2. Support during adverse circumstances
Everyone knows that a real fan roots for a team regardless of whether the team is doing well or poorly.  Real fans will of course speak derisively about "fair weather" fans or fans that ride the bandwagon.

This is where fans can come to resemble cult members.  Will a real fan support a team no matter what?  Suppose that the owner of the team is discovered to be racist and involved ethically dubious business practices, such as exploiting laborers in developing countries.  Is a real fan obligated to support the team when it means that the owner of the team will be indirectly supported?  Furthermore, what does this support amount to?  This question leads us to the next point.

3.  Financial support
Some say that a real fan invests in the team in some concrete way.  This usually means something like buying merchandise or buying tickets to see games.  For instance, many teams will consider season ticket holders to be top tier fans.

4.  Community participation
Fans of sports teams quickly form communities.  These communities can be online through various forums or websites.  They can also be physical communities, with fans tailgating before the game at the stadium parking lot or congregating at bars when the game is on.  One might hold that a real fan is one that participates in these kinds of communities and, as such makes their allegiance publicly known.

5.  Sports tribalism
Many of the more established sports teams have notable rivalries.   Typically rivalries are between teams in the same division, or between teams that are geographically related.  Some rivalries can be quite intense, and have long histories.  Examples include the Yankees/Red Sox, or Duke/University of North Carolina, Chapel Hill.  For many, to be a real fan of team it is not enough that you support and cheer for a team.  You must also despise another team.  You must go to their forums and wreak havoc on their discussions with incessant trolling.  You must get into shouting matches at bars.  Home games must be hostile war zones for visiting fans of a rival team.

These are some necessary conditions that I could come up with off the top of my head.  I'm sure there are more, and it's probably the case that some of these are not really necessary in order to be a "real" fan.  That said, how do stack up?  Am I a "real" fan of the Redskins.  Let's break it down point by point.

As far as knowledge is concerned, I think I have a fair bit of knowledge about the team.  Even though I don't watch as many games as I used to, I still read up on the team.  I can rattle off the starting lineup, coaching staff, and probably some of the more notable members of the front office.  I'm also conversant with the coaches' preferred style of offense and defense, and can usually hold my own in a bar conversation about the X's and O's.

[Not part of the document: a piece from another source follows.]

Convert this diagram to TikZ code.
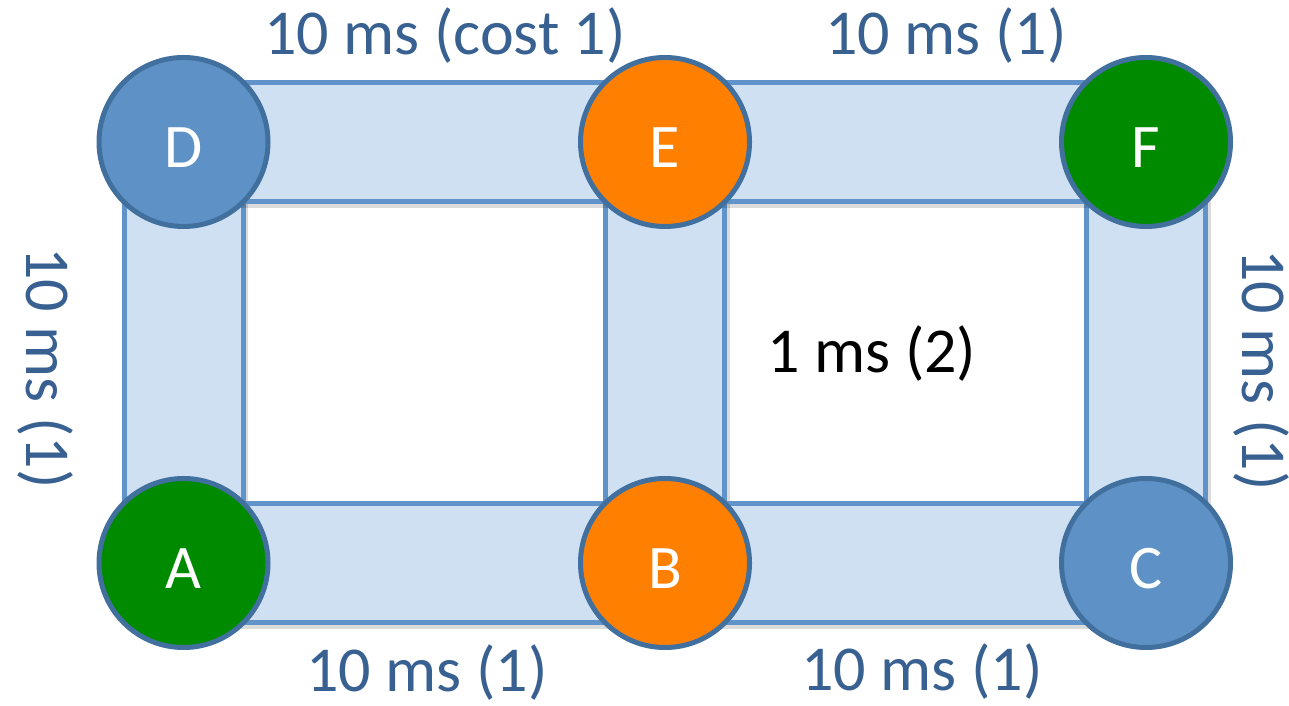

Support during adverse circumstances is where my level of fandom has wavered.  Ever since Daniel Snyder bought the team in 1999, I've tried my best to be supportive.  Years of his inept ownership, however, have taken their toll.  It really gets harder and harder for me to get excited about this team.  I notice the same kind of attitude in the various Redskins blogs that I read.  It's nice that they made the playoffs, and I'll probably go watch the game, but not really expecting much.

Financially speaking, I haven't really spent that much money on the team.  I've never been to a Redskins game.  This is partly because I haven't lived in the metro D.C. area since 1996.  I do, however, own two jerseys: a Clinton Portis jersey and a Sean Taylor jersey.

Being a displaced fan, it's hard to find any kind of community physically speaking.  I've lived in Atlanta, Milwaukee, and currently live in Syracuse, NY.  Syracuse surprisingly has a community of Redskins fans that watch games at the local chain sports bar.  However, by the time I moved to Syracuse (2008), I've weathered almost ten years of the Snyder led Redskins, and I was gradually checking out by that point.

I will have to say, however, that I do despise the Cowboys, Eagles, and Giants.  I especially hate the Cowboys and their "America's Team" narrative.  They are by far the most overrated team in the NFL.  Every season talking heads predict the Cowboys to go deep into the season, and yet in almost 20 years, have won only three playoff games, only one more than the Redskins, a team almost universally dismissed by football pundits.